Silicon Photonics Capacity Expands as AI Data Centre Demand Accelerates

Silicon Photonics

Silicon photonics capacity is expanding rapidly as artificial intelligence data centres require faster, higher-bandwidth and lower-latency connections between processors. Semiconductor firms are increasing investment as SiPh technology moves from telecoms and enterprise networks into hyperscale AI infrastructure.

The shift reflects a structural change in data centre architecture. Large AI clusters need optical interconnects that can move massive volumes of data with lower energy consumption than traditional copper-based systems.

Silicon photonics capacity growth is therefore becoming a materials story as well as a semiconductor story. While silicon wafers form the base platform, high-performance SiPh components also rely on indium phosphide, gallium arsenide, gallium nitride, germanium compounds and, in some cases, lithium niobate.

AI Workloads Push Optical Interconnects Beyond Copper

AI workloads are increasing data centre scale and network complexity, forcing hyperscalers to adopt technologies that reduce latency and energy use per bit. This is accelerating the replacement of copper in high-speed data communications equipment.

Industry spending on data centre switches for AI back-end networks is now forecast to exceed $100 billion by 2030. The upgraded outlook reflects rising demand from agentic AI, physical AI, humanoid robots, autonomous vehicles and military systems.

This growth increases demand for optical transceivers, modulators, photodiodes, lasers and high-speed detection systems. These components are closely tied to minor metals and compound semiconductor materials that support faster optical transmission.

Tower and STMicroelectronics Scale SiPh Platforms

Tower Semiconductor is working with Coherent on high-speed data transmission using a silicon modulator built through a production-ready SiPh process. The work targets next-generation optical transceivers for AI data centre applications.

Tower is also investing heavily in silicon germanium products that support its SiPh platform. The company raised its 2026 capital expenditure budget for SiPh and silicon germanium by $270 million, in addition to the $650 million announced in late November.

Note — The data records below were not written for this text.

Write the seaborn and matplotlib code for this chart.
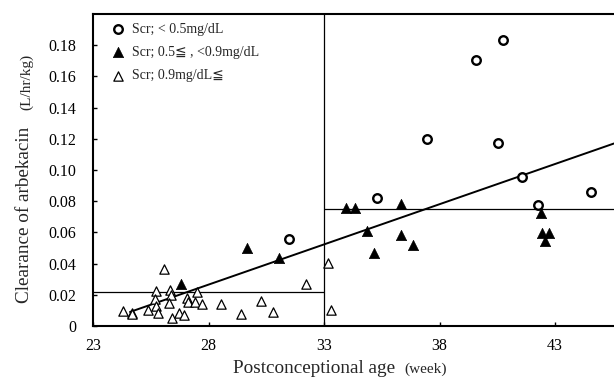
import numpy as np
import pandas as pd
import matplotlib
matplotlib.use("Agg")
import matplotlib.pyplot as plt
import seaborn as sns

# ---------------- data ----------------
low_age = [40.73, 39.58, 37.45, 40.54, 41.55, 44.54, 35.30, 42.24, 31.49]
low_cl = [0.1832, 0.1708, 0.1196, 0.1170, 0.0957, 0.0856, 0.0818, 0.0775, 0.0559]

mid_age = [29.65, 31.06, 26.79, 33.94, 34.34, 36.33, 34.85, 36.31, 35.17, 36.87,
           42.41, 42.45, 42.75, 42.55]
mid_cl = [0.0502, 0.0433, 0.0267, 0.0754, 0.0754, 0.0782, 0.0610, 0.0583, 0.0466, 0.0517,
          0.0726, 0.0598, 0.0598, 0.0545]

high_age = [24.31, 24.67, 24.69, 25.38, 25.72, 25.70, 25.74, 25.83, 26.07, 26.35,
            26.39, 26.28, 26.42, 26.71, 26.92, 27.09, 27.12, 27.40, 27.50, 27.70,
            28.55, 29.41, 30.28, 30.79, 32.21, 33.19, 33.32]
high_cl = [0.0098, 0.0085, 0.0077, 0.0102, 0.0222, 0.0173, 0.0128, 0.0085, 0.0363, 0.0231,
           0.0199, 0.0149, 0.0049, 0.0085, 0.0070, 0.0181, 0.0156, 0.0152, 0.0220, 0.0139,
           0.0141, 0.0077, 0.0160, 0.0090, 0.0271, 0.0406, 0.0102]

trend_age = [24.6, 45.55]
trend_cl = [0.0090, 0.1170]

cutoff_age = 33
mean_before = 0.022
mean_after = 0.075

x_ticks = [23, 28, 33, 38, 43]
y_ticks = [0, 0.02, 0.04, 0.06, 0.08, 0.10, 0.12, 0.14, 0.16, 0.18]
y_tick_labels = ["0", "0.02", "0.04", "0.06", "0.08", "0.10", "0.12", "0.14", "0.16", "0.18"]

labels = ["Scr; < 0.5mg/dL", "Scr; 0.5\u2266 , <0.9mg/dL", "Scr; 0.9mg/dL\u2266"]

# ---------------- plot ----------------
sns.set_theme(style="ticks")
plt.rcParams["font.family"] = ["Liberation Serif", "DejaVu Sans", "Noto Sans CJK JP"]

W, H = 614, 380
fig = plt.figure(figsize=(W / 100, H / 100), dpi=100)
ax = fig.add_axes([93 / W, 1 - 326 / H, 1 - 93 / W, (326 - 14) / H])

sns.scatterplot(x=low_age, y=low_cl, marker="o", s=38, facecolor="white",
                edgecolor="black", linewidth=1.7, ax=ax, label=labels[0], zorder=4)
sns.scatterplot(x=mid_age, y=mid_cl, marker="^", s=55, color="black",
                edgecolor="black", linewidth=0.5, ax=ax, label=labels[1], zorder=4)
sns.scatterplot(x=high_age, y=high_cl, marker="^", s=45, facecolor="white",
                edgecolor="black", linewidth=0.9, ax=ax, label=labels[2], zorder=4)

sns.lineplot(x=trend_age, y=trend_cl, color="black", linewidth=1.4, ax=ax, zorder=3)
ax.axvline(cutoff_age, color="black", linewidth=0.9, zorder=2)
ax.hlines(mean_before, x_ticks[0], cutoff_age, color="black", linewidth=0.9, zorder=2)
ax.hlines(mean_after, cutoff_age, 45.55, color="black", linewidth=0.9, zorder=2)

ax.set_xlim(23, 45.55)
ax.set_ylim(0, 0.2)
ax.set_xticks(x_ticks)
ax.set_yticks(y_ticks)
ax.set_yticklabels(y_tick_labels)
ax.tick_params(direction="in", length=3, width=1, labelsize=11.5, colors="black")
ax.tick_params(axis="y", pad=12)
ax.tick_params(axis="x", pad=9)
for s in ["left", "bottom", "top"]:
    ax.spines[s].set_linewidth(1.5)
    ax.spines[s].set_color("black")
ax.spines["right"].set_visible(False)

leg = ax.legend(loc="upper left", bbox_to_anchor=(104 / W, 1 - 17 / H),
                bbox_transform=fig.transFigure, frameon=False, fontsize=10,
                handletextpad=0.45, labelspacing=0.75, borderaxespad=0,
                handlelength=1.2)

# axis labels
fig.text(233 / W, 1 - 373 / H, "Postconceptional age", fontsize=13.8,
         ha="left", va="baseline")
fig.text(404 / W, 1 - 373 / H, "(week)", fontsize=11, ha="left", va="baseline")
fig.text(29 / W, 1 - 303 / H, "Clearance of arbekacin", fontsize=13.8,
         rotation=90, ha="left", va="baseline", rotation_mode="anchor")
fig.text(30 / W, 1 - 110 / H, "(L/hr/kg)", fontsize=11,
         rotation=90, ha="left", va="baseline", rotation_mode="anchor")

fig.savefig("out.png", dpi=100)
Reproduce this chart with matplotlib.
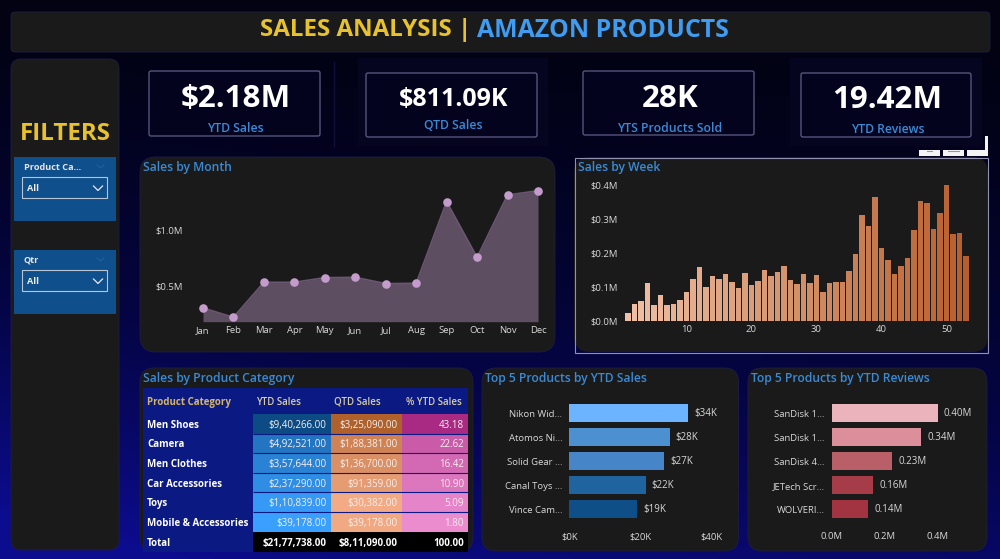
import numpy as np
import matplotlib
matplotlib.use("Agg")
import matplotlib.pyplot as plt
from matplotlib.patches import FancyBboxPatch, Rectangle
from matplotlib.colors import LinearSegmentedColormap, Normalize
from matplotlib.table import Table

plt.rcParams['font.family'] = ['Open Sans', 'DejaVu Sans']

months = ['Jan','Feb','Mar','Apr','May','Jun','Jul','Aug','Sep','Oct','Nov','Dec']
month_sales = [0.305,0.222,0.533,0.533,0.574,0.577,0.521,0.524,1.249,0.754,1.308,1.346]
weeks = list(range(1,54))
week_sales = [0.023,0.05,0.059,0.113,0.047,0.078,0.049,0.052,0.063,0.085,0.123,0.158,0.10,0.134,0.123,0.14,0.114,0.097,
              0.141,0.106,0.117,0.152,0.134,0.145,0.162,0.12,0.108,0.138,0.112,0.137,0.086,0.113,0.116,0.115,0.149,0.197,
              0.311,0.279,0.366,0.214,0.179,0.14,0.163,0.186,0.268,0.354,0.346,0.272,0.319,0.40,0.257,0.26,0.192]
categories = ['Men Shoes','Camera','Men Clothes','Car Accessories','Toys','Mobile & Accessories']
ytd_vals = [940266,492521,357644,237290,110839,39178]
qtd_vals = [325090,188381,136700,91359,30382,39178]
pct_vals = [43.18,22.62,16.42,10.90,5.09,1.80]
ytd_text = ['$9,40,266.00','$4,92,521.00','$3,57,644.00','$2,37,290.00','$1,10,839.00','$39,178.00']
qtd_text = ['$3,25,090.00','$1,88,381.00','$1,36,700.00','$91,359.00','$30,382.00','$39,178.00']
total_row = ['Total','$21,77,738.00','$8,11,090.00','100.00']
table_cols = ['Product Category','YTD Sales','QTD Sales','% YTD Sales']
top_products = ['Nikon Wid...','Atomos Ni...','Solid Gear ...','Canal Toys ...','Vince Cam...']
top_sales = [33.4,28.3,26.7,21.5,19.2]
top_sales_labels = ['$34K','$28K','$27K','$22K','$19K']
top_reviewed = ['SanDisk 1...','SanDisk 1...','SanDisk 4...','JETech Scr...','WOLVERI...']
top_reviews = [0.40,0.337,0.228,0.156,0.139]
top_reviews_labels = ['0.40M','0.34M','0.23M','0.16M','0.14M']
kpi_values = ['$2.18M','$811.09K','28K','19.42M']
kpi_labels = ['YTD Sales','QTD Sales','YTS Products Sold','YTD Reviews']

W, H = 1000, 559
PANEL = '#1a1a1a'
BLUE = '#3a8ad6'
GOLD = '#e8c22e'
TICK = '#d8d8d8'

fig = plt.figure(figsize=(10, 5.59), dpi=100)
bg = fig.add_axes([0, 0, 1, 1])
bg.set_xlim(0, W); bg.set_ylim(H, 0); bg.axis('off')

# page gradient: near black at top, deep blue at bottom and left
yy, xx = np.mgrid[0:1:140j, 0:1:250j]
t = np.clip(yy**1.5 * (1.0 - 0.30*xx) + 0.45 * np.clip(0.3 - xx, 0, 1) * yy, 0, 1)
bg_cmap = LinearSegmentedColormap.from_list('bgc', ['#020212', '#05054a', '#0c0c8e'])
bg.imshow(t, extent=[0, W, H, 0], cmap=bg_cmap, vmin=0, vmax=1, aspect='auto', zorder=0)

def panel(x0, y0, x1, y1, r=14, fc=PANEL, ec='#1e1e40', lw=0.6, z=1):
    bg.add_patch(FancyBboxPatch((x0, y0), x1-x0, y1-y0, boxstyle=f'round,pad=0,rounding_size={r}',
                                fc=fc, ec=ec, lw=lw, zorder=z))

def label(x, y, s, fs, color, ha='center', weight='normal', z=4):
    bg.text(x, y + 0.14*fs, s, ha=ha, va='center', color=color, fontsize=fs, fontweight=weight, zorder=z)

def sub_axes(x0, y0, x1, y1):
    a = fig.add_axes([x0/W, 1-y1/H, (x1-x0)/W, (y1-y0)/H])
    a.patch.set_alpha(0)
    for s in a.spines.values():
        s.set_visible(False)
    a.tick_params(length=0, colors=TICK, labelsize=6.8)
    return a

# title bar
panel(11, 12, 990, 52, r=4)
label(471, 28, 'SALES ANALYSIS |', 17.35, GOLD, ha='right', weight='bold')
label(477, 28, 'AMAZON PRODUCTS', 17.9, '#3f9cf0', ha='left', weight='bold')

# filters
panel(11, 59, 119, 550, r=10)
label(65, 132, 'FILTERS', 17.4, GOLD, weight='bold')
for y0, lab in [(157, 'Product Ca...'), (250, 'Qtr')]:
    bg.add_patch(Rectangle((14, y0), 102, 64, fc='#0f4f8c', ec='none', zorder=2))
    label(24, y0+9.5, lab, 6.6, '#e6e6e6', ha='left', weight='bold')
    bg.add_patch(Rectangle((22, y0+20), 85, 21, fc='#0f4f8c', ec='#b8c6d6', lw=0.8, zorder=3))
    label(27, y0+31, 'All', 6.6, '#f0f0f0', ha='left', weight='bold')
    bg.plot([93.5, 98, 102.5], [y0+29, y0+33.5, y0+29], color='#e8e8e8', lw=0.9, zorder=4)
    bg.plot([97, 100.5, 104], [y0+8, y0+11, y0+8], color='#24609a', lw=0.8, zorder=4)

# KPI cards
bg.plot([333.5, 333.5], [62, 146], color='#10103a', lw=1, zorder=1)
bg.add_patch(Rectangle((358, 58), 190, 88, fc='#05051f', ec='none', zorder=1))
bg.add_patch(Rectangle((790, 58), 192, 88, fc='#05051f', ec='none', zorder=1))
cards = [(149, 71, 320, 136, 235.5, 96, 127, 22.6), (366, 73, 537, 137, 453.5, 97, 124, 18),
         (583, 71, 754, 135, 670, 96, 127, 22.6), (801, 73, 971, 137, 887.5, 97, 128, 22.6)]
for (x0, y0, x1, y1, cx, vy, ly, fs), val, lab in zip(cards, kpi_values, kpi_labels):
    panel(x0, y0, x1, y1, r=2, fc='#03031e', ec='#5e5e86', lw=0.9, z=2)
    label(cx, vy, val, fs, 'white', weight='bold')
    label(cx, ly, lab, 8.8, BLUE, weight='semibold')

# panels
panel(140, 157, 555, 352, r=16)
panel(574, 157, 988, 352, r=16, lw=0)
bg.add_patch(Rectangle((574.5, 157.5), 413, 195, fc='none', ec='#9090b0', lw=0.8, zorder=2))
panel(140, 368, 473, 551, r=14)
panel(482, 368, 738.5, 551, r=14)
panel(748, 368, 987, 551, r=14)
for x, y, s in [(143, 166, 'Sales by Month'), (578, 166, 'Sales by Week'), (143, 377, 'Sales by Product Category'),
                (485, 377, 'Top 5 Products by YTD Sales'), (751, 377, 'Top 5 Products by YTD Reviews')]:
    label(x, y, s, 8.7, BLUE, ha='left', weight='semibold')

# visual header icons above Sales by Week
for x0, x1 in [(919, 940), (943, 964), (967, 988)]:
    bg.add_patch(Rectangle((x0, 150), x1-x0, 5.5, fc='#f4f4f4', ec='none', zorder=3))
bg.add_patch(Rectangle((985, 136), 3, 19, fc='#f4f4f4', ec='none', zorder=3))
bg.plot([927, 932], [150.5, 150.5], color='#999999', lw=0.8, zorder=4)
bg.plot([948, 959], [150.5, 150.5], color='#999999', lw=0.8, zorder=4)

# month area
ax = sub_axes(203, 170, 538, 321.7)
xs = np.arange(len(months))
ax.fill_between(xs, month_sales, 0.183, color='#5e4e62', lw=0)
ax.plot(xs, month_sales, color='#6a5670', lw=1.2)
ax.plot(xs, month_sales, 'o', color='#c49ccb', ms=6.2, mew=0, clip_on=False, zorder=5)
ax.set_xlim(0, 11); ax.set_ylim(0.183, 1.53)
ax.set_xticks(xs, months); ax.set_yticks([0.5, 1.0], ['$0.5M', '$1.0M'])
ax.tick_params(axis='x', pad=3); ax.tick_params(axis='y', pad=14.5)

# week bars
ax = sub_axes(621.5, 185, 969.5, 321.3)
wk_cmap = LinearSegmentedColormap.from_list('wk', ['#f0bfa5', '#d3916a', '#b85e2e'])
ax.bar(weeks, week_sales, width=0.82, color=wk_cmap(np.linspace(0, 1, len(weeks))), lw=0)
ax.set_xlim(0, 53.54); ax.set_ylim(0, 0.4)
ax.set_xticks([10, 20, 30, 40, 50]); ax.set_yticks([0, 0.1, 0.2, 0.3, 0.4], ['$0.0M', '$0.1M', '$0.2M', '$0.3M', '$0.4M'])
ax.tick_params(axis='x', pad=3); ax.tick_params(axis='y', pad=3)

# table
ax = sub_axes(143, 388, 468, 551.6)
ax.set_xticks([]); ax.set_yticks([])
ax.set_xlim(0, 1); ax.set_ylim(0, 1)
col_w = [109.5/325, 78/325, 71/325, 66.5/325]
NAVY = '#0a1a82'
ytd_cm = LinearSegmentedColormap.from_list('y', ['#3aa0ff', '#0d4b85'])
qtd_cm = LinearSegmentedColormap.from_list('q', ['#f2ab84', '#b0602a'])
pct_cm = LinearSegmentedColormap.from_list('p', ['#ea8cce', '#a82a82'])
ytd_n = Normalize(min(ytd_vals), max(ytd_vals))
qtd_n = Normalize(min(qtd_vals), max(qtd_vals))
pct_n = Normalize(min(pct_vals), max(pct_vals))
hr, rr, tr = 26/163.6, 19.6/163.6, 20/163.6
tb = Table(ax, bbox=[0, 0, 1, 1])

def style(cell, c, color, weight):
    cell.PAD = 4/(col_w[c]*325)
    cell.set_linewidth(0)
    t_ = cell.get_text()
    t_.set_color(color); t_.set_fontweight(weight); t_.set_verticalalignment('center_baseline')

for c, name in enumerate(table_cols):
    cell = tb.add_cell(0, c, col_w[c], hr, text=name, loc='left', facecolor=NAVY, edgecolor=NAVY)
    style(cell, c, '#d6b568' if c == 0 else '#d8cda8', 'bold' if c == 0 else 'semibold')
for r, cat in enumerate(categories, start=1):
    i = r-1
    cols = [(cat, NAVY, 'left', 'bold'),
            (ytd_text[i], ytd_cm(ytd_n(ytd_vals[i])), 'right', 'normal'),
            (qtd_text[i], qtd_cm(qtd_n(qtd_vals[i])), 'right', 'normal'),
            (f'{pct_vals[i]:.2f}', pct_cm(pct_n(pct_vals[i])), 'right', 'normal')]
    for c, (txt, fc, loc, w) in enumerate(cols):
        cell = tb.add_cell(r, c, col_w[c], rr, text=txt, loc=loc, facecolor=fc, edgecolor=fc)
        style(cell, c, 'white' if c == 0 else '#f6f0f0', w)
for c, txt in enumerate(total_row):
    fc = NAVY if c == 0 else 'black'
    cell = tb.add_cell(7, c, col_w[c], tr, text=txt, loc='left' if c == 0 else 'right', facecolor=fc, edgecolor=fc)
    style(cell, c, 'white', 'bold')
tb.auto_set_font_size(False)
tb.set_fontsize(7.0)
ax.add_table(tb)
sep_y = 1 - (hr + rr*np.arange(0, len(categories)+1))
ax.hlines(sep_y[1:-1], col_w[0], 1, color=NAVY, lw=0.8, zorder=10)
bg.add_patch(plt.Polygon([[257.5, 405.5], [264.5, 405.5], [261, 409.5]], fc=GOLD, ec='none', zorder=3))

# top 5 bars
def hbars(box, labels, vals, val_labels, colors, xmax, ticks, ticklabels, off):
    a = sub_axes(*box)
    ys = np.arange(len(labels))
    a.barh(ys, vals, height=0.76, color=colors, lw=0)
    a.set_xlim(0, xmax); a.set_ylim(len(labels)-0.5, -0.5)
    a.set_yticks(ys, labels); a.set_xticks(ticks, ticklabels)
    a.tick_params(axis='y', pad=5); a.tick_params(axis='x', pad=8)
    for y, v, s in zip(ys, vals, val_labels):
        a.annotate(s, (v, y), xytext=(off, 0), textcoords='offset points', va='center', ha='left',
                   color=TICK, fontsize=7, annotation_clip=False)

hbars((569.4, 401.3, 711, 521.3), top_products, top_sales, top_sales_labels,
      ['#6cb4ff', '#4c90d0', '#4686c8', '#1f649f', '#0f4f88'], 40, [0, 20, 40], ['$0K', '$20K', '$40K'], 4.5)
hbars((831.5, 401.3, 937.5, 521.3), top_reviewed, top_reviews, top_reviews_labels,
      ['#ebb4bc', '#db8f9a', '#b95f68', '#a63c47', '#a23340'], 0.4, [0, 0.2, 0.4], ['0.0M', '0.2M', '0.4M'], 4.5)

fig.savefig('out.png', dpi=100)
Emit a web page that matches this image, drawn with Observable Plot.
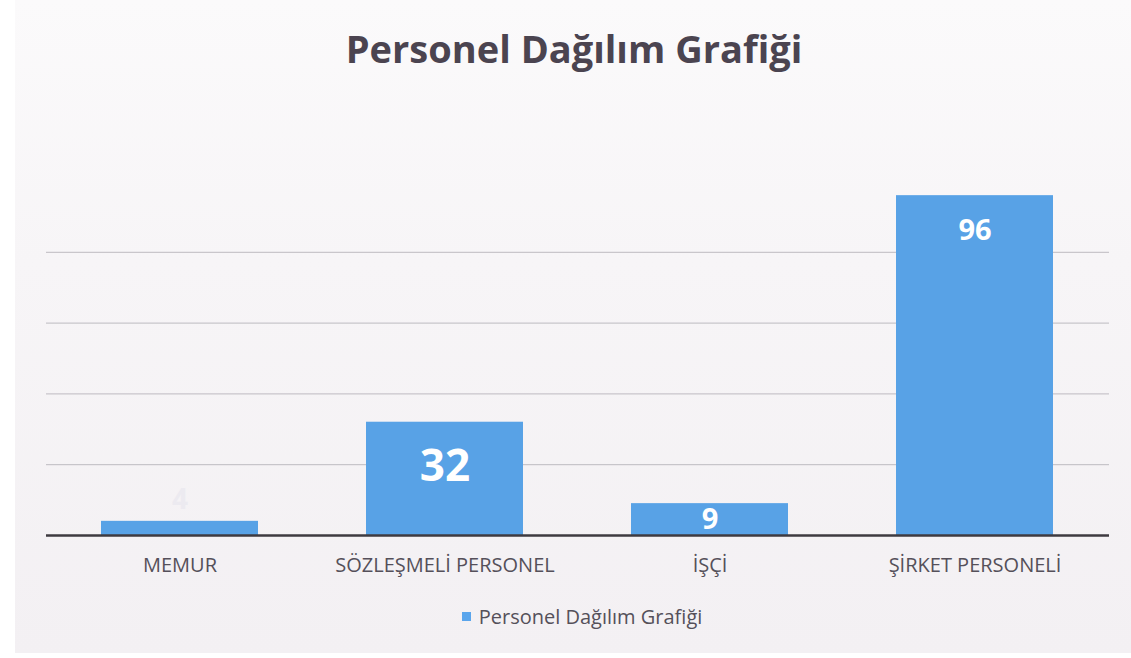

STMicroelectronics is also expanding aggressively. The company plans to quadruple SiPh production capacity by 2027, supported by long-term capacity reservation commitments from customers.

STMicro recently entered high-volume production for its SiPh-based PIC100 platform. The platform is used by hyperscalers for optical interconnection in data centres and AI clusters, and it is designed to reduce signal loss while improving modulator, photodiode and chip-to-fibre performance.

The Metalnomist Commentary

Silicon photonics capacity is becoming a hidden bottleneck in AI infrastructure. As optical interconnects scale, demand for indium, gallium, germanium and lithium niobate-linked materials will become more strategically important to the semiconductor supply chain.